Après l'avertissement à CNews sur le pluralisme, possibles sanctions pour radios et télés

Jeudi 18 Juillet 2024

Un "déséquilibre manifeste et durable" dans l'expression des opinions pourra être sanctionné: le régulateur de l'audiovisuel, l'Arcom, a annoncé jeudi renforcer son contrôle du pluralisme sur les antennes des radios et télés, après un coup de semonce en février pour CNews.

 

Jusqu'alors, l'Arcom évaluait essentiellement le pluralisme politique sur chaque antenne, avec un décompte des temps de parole. Désormais, "le contrôle doit aller au-delà", a déclaré devant la presse le président de l'autorité indépendante, Roch-Olivier Maistre.

 

Ainsi, pour juger du respect général du pluralisme, l'Arcom s'appuiera sur un faisceau d'indices dans l'ensemble des programmes: variété des sujets abordés à l'antenne, diversité des intervenants et pluralité de points de vue, selon une délibération prise mercredi, tirant les conséquences d'une décision du 13 février du Conseil d'Etat.

 

Cette décision avait fait l'effet d'un coup de tonnerre: la plus haute juridiction administrative avait sommé l'instance de renforcer son contrôle sur la chaîne d'info CNews, dans le giron du milliardaire conservateur Vincent Bolloré.

 

L'ONG Reporters sans frontières (RSF) était à l'origine de cette procédure, considérant que CNews "est devenue un média d'opinion", ce que l'intéressée récuse. Elle s'est classée numéro un des chaînes d'information en continu (en parts de marché) en mai et juin devant BFMTV, performance inédite.

 

Dans sa délibération, qui s'applique à tous les médias audiovisuels, l'Arcom rappelle tout d'abord "la primauté de la liberté de communication". 

 

"Les médias sont libres de choisir les sujets qu'ils veulent traiter" et "il n'est pas question pour le régulateur ni de cataloguer, ni de ficher, ni d'étiqueter les intervenants - animateurs, journalistes, invités", a souligné M. Maistre, alors que des inquiétudes avaient émergé.

 

Radios et télés n'auront pas à faire de décompte régulier auprès de l'Arcom des sujets traités et des intervenants, comme elles le font actuellement pour les temps de parole politique.
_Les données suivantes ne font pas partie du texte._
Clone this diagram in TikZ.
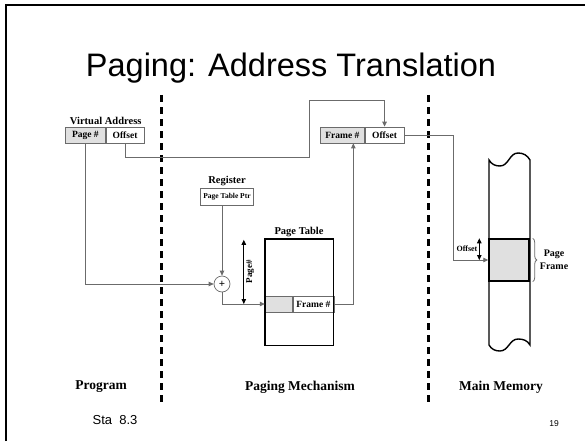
\documentclass[tikz,border=0pt]{standalone}
\usepackage{fontspec}
\setmainfont{Liberation Serif}
\newfontfamily\slidefont{Liberation Sans}
\usetikzlibrary{arrows.meta,decorations.pathreplacing}
\definecolor{shade}{gray}{0.88}
\definecolor{wire}{gray}{0.42}

\begin{document}
\begin{tikzpicture}
  [x=1pt,y=-1pt,
   >={Triangle[length=5pt,width=4.5pt]},
   cell/.style={draw=wire,line width=0.7pt,minimum height=16pt,inner sep=0pt,
     font=\bfseries\fontsize{9.5}{10}\selectfont},
   heading/.style={font=\bfseries\fontsize{10.5}{12}\selectfont,inner sep=1pt},
   part/.style={font=\bfseries\fontsize{13.5}{15}\selectfont},
   link/.style={draw=wire,line width=0.8pt},
   dim/.style={<->,line width=0.8pt},
   divider/.style={line width=3pt,dash pattern=on 7pt off 5pt},
   wall/.style={line width=1.4pt}]
\useasboundingbox (0,0) rectangle (585,441);
\draw [line width=2.5pt] (6,441) -- (6,5) -- (585,5);
\path (291,77) node [anchor=base,font=\slidefont\fontsize{32.5}{40}\selectfont]
    (title) {Paging: Address Translation};

\draw [divider] (161,95) -- (161,405);
\draw [divider] (428,95) -- (428,405);

\path
    (65,135) node [cell,anchor=west,fill=shade,minimum width=40pt] (page) {Page \#}
    (page.east) node [cell,anchor=west,minimum width=38pt] (offset) {Offset};
\path
    (page.north east) node [above=1pt,heading] {Virtual Address};

\path
    (227,197) node [cell,minimum width=53pt,minimum height=17pt,
      font=\bfseries\fontsize{7.5}{9}\selectfont] (ptr) {Page Table Ptr}
    (ptr.north) node [above=1pt,heading] {Register};
\path
    (222,284) node [draw=wire,line width=0.7pt,circle,minimum size=16pt,inner sep=0pt,
      font=\bfseries\fontsize{11}{12}\selectfont] (plus) {+};

\path
    (299,292) node [minimum width=68pt,minimum height=106pt] (table) {}
    (table.north) node [above=1pt,heading] {Page Table};
\path
    [minimum height=10pt,font=\bfseries\fontsize{8}{9}\selectfont]
    (table.west |- 0,304) node [cell,anchor=west,fill=shade,minimum width=27pt] (entry) {}
    (entry.east) node [cell,anchor=west,minimum width=41pt] (frnum) {Frame \#};
\draw [wall] (table.south west) rectangle (table.north east);

\path
    (320,135) node [cell,anchor=west,fill=shade,minimum width=44pt] (frame) {Frame \#}
    (frame.east) node [cell,anchor=west,minimum width=39pt] (real) {Offset};

\path
    (509,260) node [draw,wall,fill=shade,minimum width=40pt,minimum height=42pt] (pf) {};
\draw [wall]
    (489,345) -- (489,160)
    to [out=-60,in=180] (500,166) to [out=0,in=180] (518,153)
    to [out=0,in=120] (530,160) -- (530,345)
    to [out=120,in=0] (518,339) to [out=180,in=0] (500,351)
    to [out=180,in=-60] cycle;

\path
    (309,157) coordinate (low)
    (309,100) coordinate (high)
    (453,260) coordinate (turn);
\draw [link,->] (page.south) |- (plus.west);
\draw [link,->] (ptr.south -| plus) -- (plus.north);
\draw [link,->] (plus.south) |- (entry.west);
\draw [link,->] (frnum.east) -| ([xshift=11pt]frame.south);
\draw [link,->] (offset.south) |- (low) -- (high) -| (real.north);
\draw [link,->] (real.east) -| (turn) -- (pf.west);

\path
    (table.north west) +(-21,1) coordinate (ptop)
    (pf.north west) +(-9,0) coordinate (otop);
\draw [dim] (ptop) -- (ptop |- entry.west)
    node [midway,anchor=north,rotate=90,inner sep=2pt,
      font=\bfseries\fontsize{9}{10}\selectfont] {Page\#};
\draw [dim] (otop) -- (otop |- pf.west)
    node [midway,left,inner sep=1.5pt,font=\bfseries\fontsize{8}{9}\selectfont] {Offset};
\draw [link,decorate,decoration={brace,amplitude=4pt}]
    ([xshift=3pt]pf.north east) -- ([xshift=3pt]pf.south east);
\path
    (pf.east) node [right=9pt,align=center,heading,
      font=\bfseries\fontsize{10}{13}\selectfont] {Page\\Frame};

\path
    (101,387) node [part] {Program}
    (300,387) node [part] {Paging Mechanism}
    (501,387) node [part] {Main Memory};
\path
    (115,420) node [font=\slidefont\fontsize{13}{15}\selectfont] (source) {Sta\ \ 8.3}
    (554,424) node [font=\slidefont\fontsize{8.5}{10}\selectfont] (pageno) {19};
\end{tikzpicture}
\end{document}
Ce n'est qu'en cas d'alerte ou de litige qu'elles auront à prouver ce respect du pluralisme.

 

- Application rétroactive -

 

Radios et télés, qui ont été reçues au préalable par l'Arcom, redoutaient de nouvelles règles difficilement praticables, voire, comme CNews, des atteintes à la "liberté d'expression".

 

In fine, l'appréciation du gendarme de l'audiovisuel se fera sur un mois pour les antennes d'info continue, sur trois mois pour les autres.

 

Et le déséquilibre devra être "manifeste et durable" pour donner lieu à une mise en demeure ou, en cas de répétition, à une éventuelle sanction - ce qui risque donc d'être rare.

 

Le directeur général de RSF, Thibaut Bruttin, s'est félicité dans un communiqué de ces mesures qui doivent "permettre de sanctionner les éditeurs qui contournent leurs obligations de pluralisme" et "réduisent leurs programmes à une succession de commentaires à l'unisson sur des thèmes ressassés", ciblant par là CNews.

 

L'Arcom doit d'ailleurs à nouveau répondre à RSF sur le cas spécifique de la chaîne, comme demandé par le Conseil d'Etat.

 

La juridiction avait aussi demandé à l'instance de veiller davantage à "l'indépendance de l'information" vis-à-vis des actionnaires. "Nous en prenons acte", a indiqué M. Maistre.

 

En pleine procédure de renouvellement de 15 fréquences de la télévision numérique terrestre (TNT), les responsables de CNews, auditionnés lundi par l'Arcom, ont tenté de donner des gages, avec notamment une prochaine "direction du pluralisme".

 

La chaîne et ses figures, comme Pascal Praud et Laurence Ferrari, sont souvent accusés de traiter préférentiellement d'immigration et d'identité et de véhiculer des opinions d'extrême droite, ce que CNews conteste.

 

Comme C8, qui appartient également à Canal+, la chaîne est régulièrement rappelée à l'ordre par l'Arcom en raison de propos tenus sur son antenne.

 

RSF a regretté que les directives de l'autorité indépendante arrivent "tardivement", "dans un contexte post-électoral qui a montré le besoin de pluralisme".

 

Le régulateur a adressé fin juin une mise en demeure à un autre média dans le giron de M. Bolloré, la radio Europe 1, en pointant un traitement "largement univoque" des législatives dans une émission de Cyril Hanouna, avec une surreprésentation de l'extrême droite.

 

Téléspectateurs et auditeurs peuvent encore saisir l'Arcom de toute séquence depuis mi-février qui contreviendrait à leurs yeux au respect général du pluralisme. [AFP]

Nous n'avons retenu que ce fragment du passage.